I've written before a couple posts about my hubby and me, tidbits of our marriage, and you can find a few here and a recent one here.
The following are a few of the beautiful things I have found out about marriage in my eight + years of being married to Joe:
*It doesn't matter what kind of example was set for us, we don't have to follow suit, especially if the experience and examples we have to go by are wrong. Hubby came from a broken background. His parents divorced when he was very young, his dad remarried twice after that. He had no clue what a happy, functional, real relationship looked like. I can remember the first two + years of our life being overshadowed by this gloom of anticipation as to whether or not it really would work. His usual first response, even over something trivial, was 'maybe we shouldn't be together.' I also did not have the best example as to how married couples should treat each other, though my parents are still married and by the grace of God I was aware that they loved each other and me. After some time of really focusing our attention on the baggage we each brought to our own marriage, Joe and I realized that we had to break the cycles we each experienced and work diligently to take out anything that would tear our marriage down. Truly putting God in the center was the #1 thing we had to do, and then we went from there. It was only in the last three-four years that we have really seen major changes. Things aren't always perfect, and it's often tempting to start looking for that back door, but we both can trust that there really isn't one.
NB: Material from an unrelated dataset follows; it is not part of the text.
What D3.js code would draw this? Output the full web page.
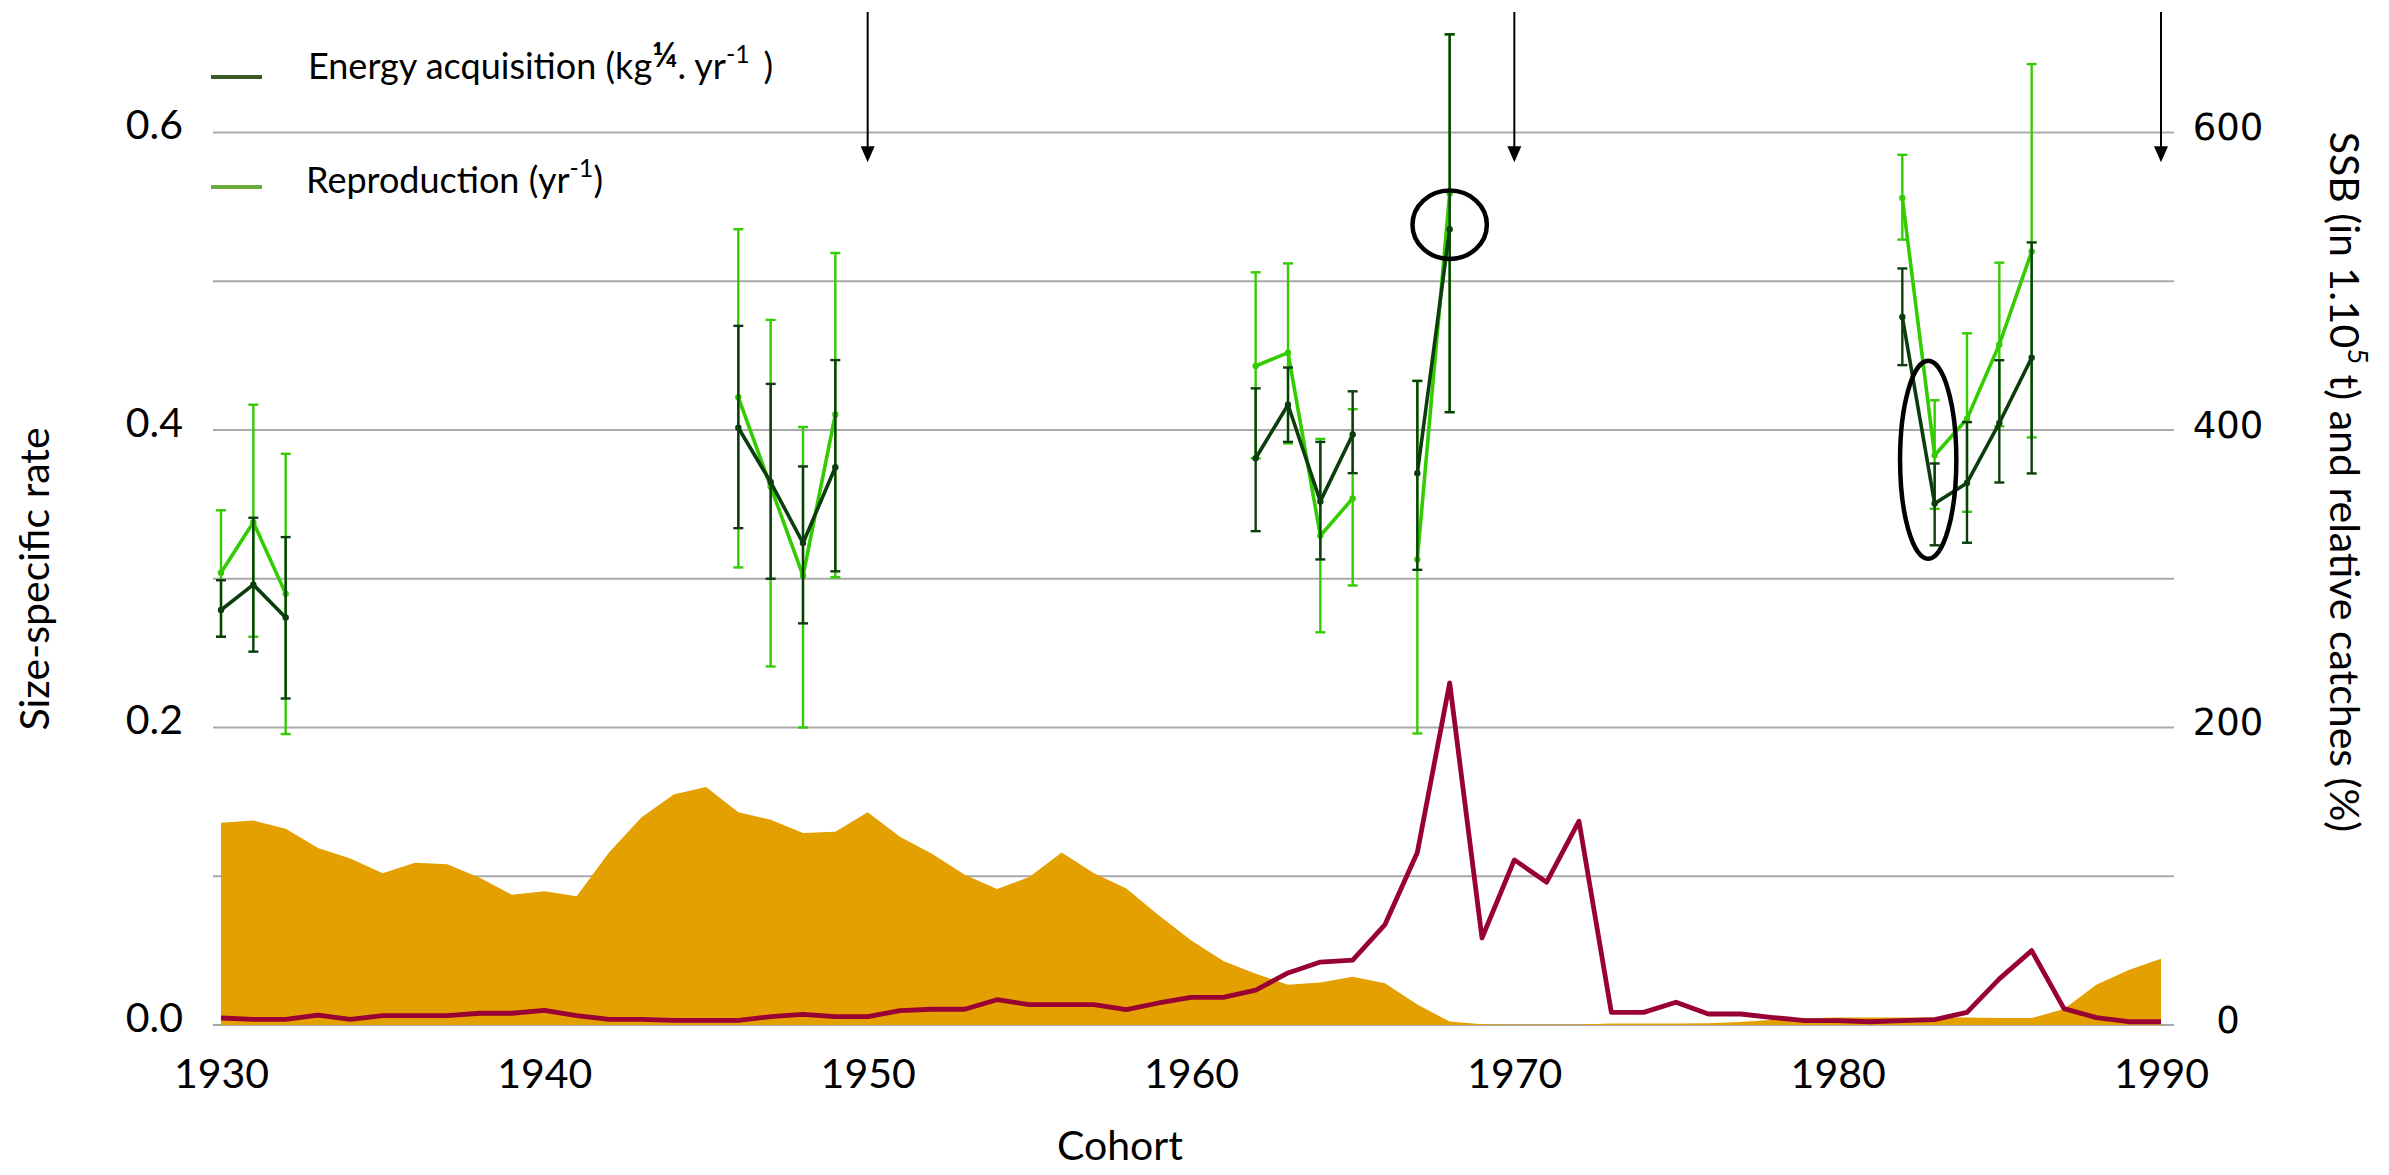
<!DOCTYPE html>
<html lang="en">
<head>
<meta charset="UTF-8">
<title>Cohort rates, SSB and catches</title>
<script src="https://d3js.org/d3.v7.min.js"></script>
<style>
    body { margin: 0; background: #fff; }
    .axis text { font-family: Lato, "Open Sans", sans-serif; font-size: 41px; fill: #000; }
    .axis-right text { font-family: "DejaVu Sans", Verdana, sans-serif; font-size: 37px; fill: #000; }
    .title { font-family: Lato, "Open Sans", sans-serif; font-size: 41px; fill: #000; }
    .legend { font-family: Lato, "Open Sans", sans-serif; font-size: 36px; fill: #000; }
    .grid line { stroke: #a9a9a9; stroke-width: 2; }
</style>
</head>
<body>
<div id="chart"></div>
<script>

// spawning stock biomass (1.10^5 t) and relative catches (%) per cohort year
var stockYears = d3.range(1930, 1991);
var ssb = [136, 137.5, 132, 119, 112, 102, 109, 108, 99, 87.5,
    90, 86.5, 116, 139.5, 155, 160, 143, 138, 129, 130,
    143, 126.5, 115, 101, 91.5, 99.5, 116, 102, 91.7, 73.7,
    57, 43, 34.5, 27, 28.5, 32.5, 28, 13.8, 2.3, 0.5,
    0.3, 0.3, 0.3, 1, 1, 1, 1.2, 2, 3.5, 4.5,
    5, 5, 5, 5, 5, 4.7, 4.7, 10.8, 27, 37,
    44.5];
var catches = [4.7, 3.8, 3.8, 6.7, 3.8, 6.3, 6.3, 6.3, 7.9, 7.9,
    9.9, 6.3, 3.8, 3.8, 3.1, 3.1, 3.1, 5.6, 7.2, 5.6,
    5.6, 9.7, 10.6, 10.6, 17, 13.7, 13.7, 13.7, 10.3, 14.8,
    18.6, 18.6, 23.4, 35, 42.3, 43.6, 67.5, 116, 230, 58.5,
    111, 96, 137, 8.5, 8.5, 15.3, 7.4, 7.4, 5, 3,
    3, 2.2, 3, 3.6, 8.5, 31, 50, 11, 5, 2.2,
    2.2];

// size-specific rates with error bars
var rateYears = [1930, 1931, 1932, 1946, 1947, 1948, 1949, 1962, 1963, 1964, 1965, 1967, 1968, 1982, 1983, 1984, 1985, 1986];
var energy     = [0.279, 0.296, 0.274, 0.4015, 0.365, 0.324, 0.375, 0.381, 0.417, 0.352, 0.397, 0.371, 0.535, 0.476, 0.3506, 0.3644, 0.4047, 0.4486];
var energyLow  = [0.261, 0.251, 0.2195, 0.334, 0.300, 0.270, 0.305, 0.332, 0.392, 0.313, 0.371, 0.306, 0.412, 0.4436, 0.3225, 0.3242, 0.3647, 0.3708];
var energyHigh = [0.299, 0.341, 0.328, 0.470, 0.431, 0.3755, 0.447, 0.428, 0.442, 0.392, 0.426, 0.433, 0.666, 0.5086, 0.3775, 0.4053, 0.4469, 0.5261];
var repro      = [0.304, 0.338, 0.290, 0.422, 0.362, 0.302, 0.4105, 0.443, 0.452, 0.329, 0.354, 0.313, 0.559, 0.556, 0.383, 0.4075, 0.4575, 0.520];
var reproLow   = [0.261, 0.261, 0.1956, 0.3076, 0.241, 0.200, 0.301, 0.381, 0.391, 0.264, 0.2955, 0.196, 0.412, 0.528, 0.347, 0.345, 0.4025, 0.395];
var reproHigh  = [0.346, 0.417, 0.384, 0.535, 0.474, 0.402, 0.519, 0.506, 0.512, 0.394, 0.414, 0.433, 0.666, 0.585, 0.420, 0.465, 0.5125, 0.646];

var leftTicks = [0, 0.2, 0.4, 0.6];
var gridTicks = [0, 0.1, 0.2, 0.3, 0.4, 0.5, 0.6];
var rightTicks = [0, 200, 400, 600];
var yearTicks = [1930, 1940, 1950, 1960, 1970, 1980, 1990];

// arrows and circled points
var arrowYears = [1950, 1970, 1990];
var rings = [
    {year: 1968, value: 0.538, dx: 1.15, dy: 0.023},
    {year: 1982.8, value: 0.38, dx: 0.87, dy: 0.0665}
];

var width = 2389, height = 1175;
var plotLeft = 213, plotRight = 2174;

var svg = d3.select("#chart")
    .append("svg")
    .attr("width", width)
    .attr("height", height)
    .style("display", "block");

var x = d3.scaleLinear()
    .domain([1930, 1990])
    .range([221, 2161]);

var y = d3.scaleLinear()
    .domain([0, 0.6])
    .range([1025, 132.5]);

var yRight = d3.scaleLinear()
    .domain([0, 600])
    .range([1025, 132.5]);

// gridlines
svg.append("g")
    .attr("class", "grid")
    .selectAll("line")
    .data(gridTicks)
    .enter()
    .append("line")
    .attr("x1", plotLeft)
    .attr("x2", plotRight)
    .attr("y1", function (d) { return y(d); })
    .attr("y2", function (d) { return y(d); });

var stock = stockYears.map(function (yr, i) {
    return {year: yr, ssb: ssb[i], catches: catches[i]};
});

// SSB area
svg.append("path")
    .datum(stock)
    .attr("fill", "#e3a000")
    .attr("d", d3.area()
        .x(function (d) { return x(d.year); })
        .y0(yRight(0))
        .y1(function (d) { return yRight(d.ssb); }));

// relative catches
svg.append("path")
    .datum(stock)
    .attr("fill", "none")
    .attr("stroke", "#990033")
    .attr("stroke-width", 4.8)
    .attr("stroke-linejoin", "round")
    .attr("d", d3.line()
        .x(function (d) { return x(d.year); })
        .y(function (d) { return yRight(d.catches); }));

// split the rate series into runs of consecutive cohorts
function runs(values, low, high) {
    var out = [], cur = [];
    rateYears.forEach(function (yr, i) {
        if (cur.length && yr - cur[cur.length - 1].year > 1) {
            out.push(cur);
            cur = [];
        }
        cur.push({year: yr, v: values[i], lo: low[i], hi: high[i]});
    });
    out.push(cur);
    return out;
}

function drawSeries(values, low, high, colour) {
    var g = svg.append("g");
    var pts = d3.merge(runs(values, low, high));

    g.selectAll(".bar")
        .data(pts)
        .enter()
        .append("line")
        .attr("x1", function (d) { return x(d.year); })
        .attr("x2", function (d) { return x(d.year); })
        .attr("y1", function (d) { return y(d.lo); })
        .attr("y2", function (d) { return y(d.hi); })
        .attr("stroke", colour)
        .attr("stroke-width", 2.4);

    ["lo", "hi"].forEach(function (k) {
        g.selectAll(".cap-" + k)
            .data(pts)
            .enter()
            .append("line")
            .attr("x1", function (d) { return x(d.year) - 5; })
            .attr("x2", function (d) { return x(d.year) + 5; })
            .attr("y1", function (d) { return y(d[k]); })
            .attr("y2", function (d) { return y(d[k]); })
            .attr("stroke", colour)
            .attr("stroke-width", 2.4);
    });

    var line = d3.line()
        .x(function (d) { return x(d.year); })
        .y(function (d) { return y(d.v); });

    g.selectAll(".run")
        .data(runs(values, low, high))
        .enter()
        .append("path")
        .attr("fill", "none")
        .attr("stroke", colour)
        .attr("stroke-width", 3.6)
        .attr("d", line);

    g.selectAll("circle")
        .data(pts)
        .enter()
        .append("circle")
        .attr("cx", function (d) { return x(d.year); })
        .attr("cy", function (d) { return y(d.v); })
        .attr("r", 3.2)
        .attr("fill", colour);
}

drawSeries(repro, reproLow, reproHigh, "#33cc00");
drawSeries(energy, energyLow, energyHigh, "#0c3d0c");

// circled points
svg.append("g")
    .selectAll("ellipse")
    .data(rings)
    .enter()
    .append("ellipse")
    .attr("cx", function (d) { return x(d.year); })
    .attr("cy", function (d) { return y(d.value); })
    .attr("rx", function (d) { return x(d.year + d.dx) - x(d.year); })
    .attr("ry", function (d) { return y(d.value - d.dy) - y(d.value); })
    .attr("fill", "none")
    .attr("stroke", "#000")
    .attr("stroke-width", 4.5);

// arrows
var arrows = svg.append("g")
    .selectAll("g")
    .data(arrowYears)
    .enter()
    .append("g")
    .attr("transform", function (d) { return "translate(" + x(d) + ",0)"; });
arrows.append("line")
    .attr("y1", y(0.681))
    .attr("y2", y(0.59))
    .attr("stroke", "#000")
    .attr("stroke-width", 2);
arrows.append("path")
    .attr("d", function () {
        var tip = y(0.58);
        return "M-7," + (tip - 16) + "L7," + (tip - 16) + "L0," + tip + "Z";
    })
    .attr("fill", "#000");

// axes
var leftAxis = svg.append("g")
    .attr("class", "axis")
    .attr("transform", "translate(" + plotLeft + ",0)")
    .call(d3.axisLeft(y).tickValues(leftTicks).tickFormat(d3.format(".1f")).tickSize(0).tickPadding(30));
leftAxis.select(".domain").remove();
leftAxis.selectAll("text").attr("dy", "0.15em");

var bottomAxis = svg.append("g")
    .attr("class", "axis")
    .attr("transform", "translate(0," + y(0) + ")")
    .call(d3.axisBottom(x).tickValues(yearTicks).tickFormat(d3.format("d")).tickSize(0).tickPadding(34));
bottomAxis.select(".domain").remove();

var rightAxis = svg.append("g")
    .attr("class", "axis-right")
    .attr("transform", "translate(" + plotRight + ",0)")
    .call(d3.axisRight(yRight).tickValues(rightTicks).tickSize(0));
rightAxis.select(".domain").remove();
rightAxis.selectAll("text")
    .attr("x", 54)
    .attr("dy", "0.2em")
    .attr("text-anchor", "middle");

// axis titles
svg.append("text")
    .attr("class", "title")
    .attr("transform", "translate(49,579) rotate(-90)")
    .attr("text-anchor", "middle")
    .text("Size-specific rate");

svg.append("text")
    .attr("class", "title")
    .attr("x", 1120)
    .attr("y", 1160)
    .attr("text-anchor", "middle")
    .text("Cohort");

var rt = svg.append("text")
    .attr("class", "title")
    .attr("transform", "translate(2330,482) rotate(90)")
    .attr("text-anchor", "middle");
rt.append("tspan").text("SSB (in 1.10");
rt.append("tspan").attr("dy", -18).style("font-size", "27px").text("5");
rt.append("tspan").attr("dy", 18).text(" t) and relative catches (%)");

// legend
var legend = svg.append("g");
legend.append("line")
    .attr("x1", 211).attr("x2", 262)
    .attr("y1", 77).attr("y2", 77)
    .attr("stroke", "#3c5a28").attr("stroke-width", 4);
legend.append("line")
    .attr("x1", 211).attr("x2", 262)
    .attr("y1", 187).attr("y2", 187)
    .attr("stroke", "#6aab3c").attr("stroke-width", 4);

var l1 = legend.append("text").attr("class", "legend").attr("x", 308).attr("y", 79);
l1.append("tspan").text("Energy acquisition (kg");
l1.append("tspan").attr("dy", -12).style("font-size", "34px").style("font-weight", "bold").text("\u00BC");
l1.append("tspan").attr("dy", 12).text(". yr");
l1.append("tspan").attr("dy", -16).style("font-size", "25px").text("-1");
l1.append("tspan").attr("dy", 16).text("\u2009 )");

var l2 = legend.append("text").attr("class", "legend").attr("x", 306).attr("y", 193);
l2.append("tspan").text("Reproduction (yr");
l2.append("tspan").attr("dy", -16).style("font-size", "25px").text("-1");
l2.append("tspan").attr("dy", 16).text(")");

</script>
</body>
</html>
*Our relationship comes first, above anything else except God. It's so easy to succumb to the duties and craziness of having a large family, and allow that to interfere with the closeness of our relationship. This is especially difficult for me, as the main caretaker and organizer of our home life. We have had to work very hard to make our children understand that Mommy and Daddy's relationship needs to be respected, and that we need time to talk and spend with each other, without a million interruptions. Not only that but that we are united and that the effects of their negative behavior are not allowed to come between us. This idea also extends out to our other family members. We have had to really draw closer to each other, making very difficult decisions, and not always doing things we would like to do with or for them because it would put a strain on us and our marriage in various ways.
*People do change and Love really does bear all things. My husband and I have both changed in SO MANY needed ways. I would have to think really hard about the changes God has made in me, and probably wouldn't be able to truly articulate them, because I don't really see them in a tangible form I can describe. I often feel like I fail miserably constantly and that I'm still a scared 22 year old trying to figure out my life. But hubby says I have so you'd have to ask him and our family about my changes. I wrote a post about my husband last year for his birthday and the changes he's undergone in the time I've known him. I'm in total awe of how GOD has changed him. Joe has worked hard and God has blessed his efforts, creating the changes which he needed in becoming the man that God wanted him to be. We both have a long way to go, still, but we recognize our small victories, and thank God for getting us this far. We realize the truth stated in the verses in 1 Corinthians, that Love bears all things! Joe and I have been through SO MUCH - anger, depression, abuse, alcoholism, broken trust, broken extended relationships, loss of income, loss of babies, loss of friends, change of state, change of church, the births of our babies, new business, new home...And our Love, fused together with God's Love, has seen us through it all.
*Babies are a blessing to marriage. As much as people have told us that babies are burdens and we should stop having them, the Truth says otherwise. As Christians, we are called to be open to life. As difficult as it is, as much of a sacrifice welcoming new life can often be, it is our calling. Closing ourselves off to these gifts from God for the rest of our marriage would only start us down a very dark path. The only reasons we would have for being closed to new life are selfish ones. The children God has blessed us with have changed our lives for the better and I can't imagine the self-absorbed people we would have turned out to be if we had decided after our first two that we were "done."
*Marriage is a sacrament. It has the power to bond two people together from the moment they express their vows on their wedding day, literally until death do them part. It is one of God's blessings for a man and a woman, and should not be entered into lightly. There are so many things I wish I knew about God's purpose and design for marriage before we ever got married, but I'm glad God is showing them to me along the way. If we don't treat it as the sacred union that it is, partaking in the grace-filled blessings such a sacrament bestows, we are doomed to failure. It is up to us if our marriage lasts.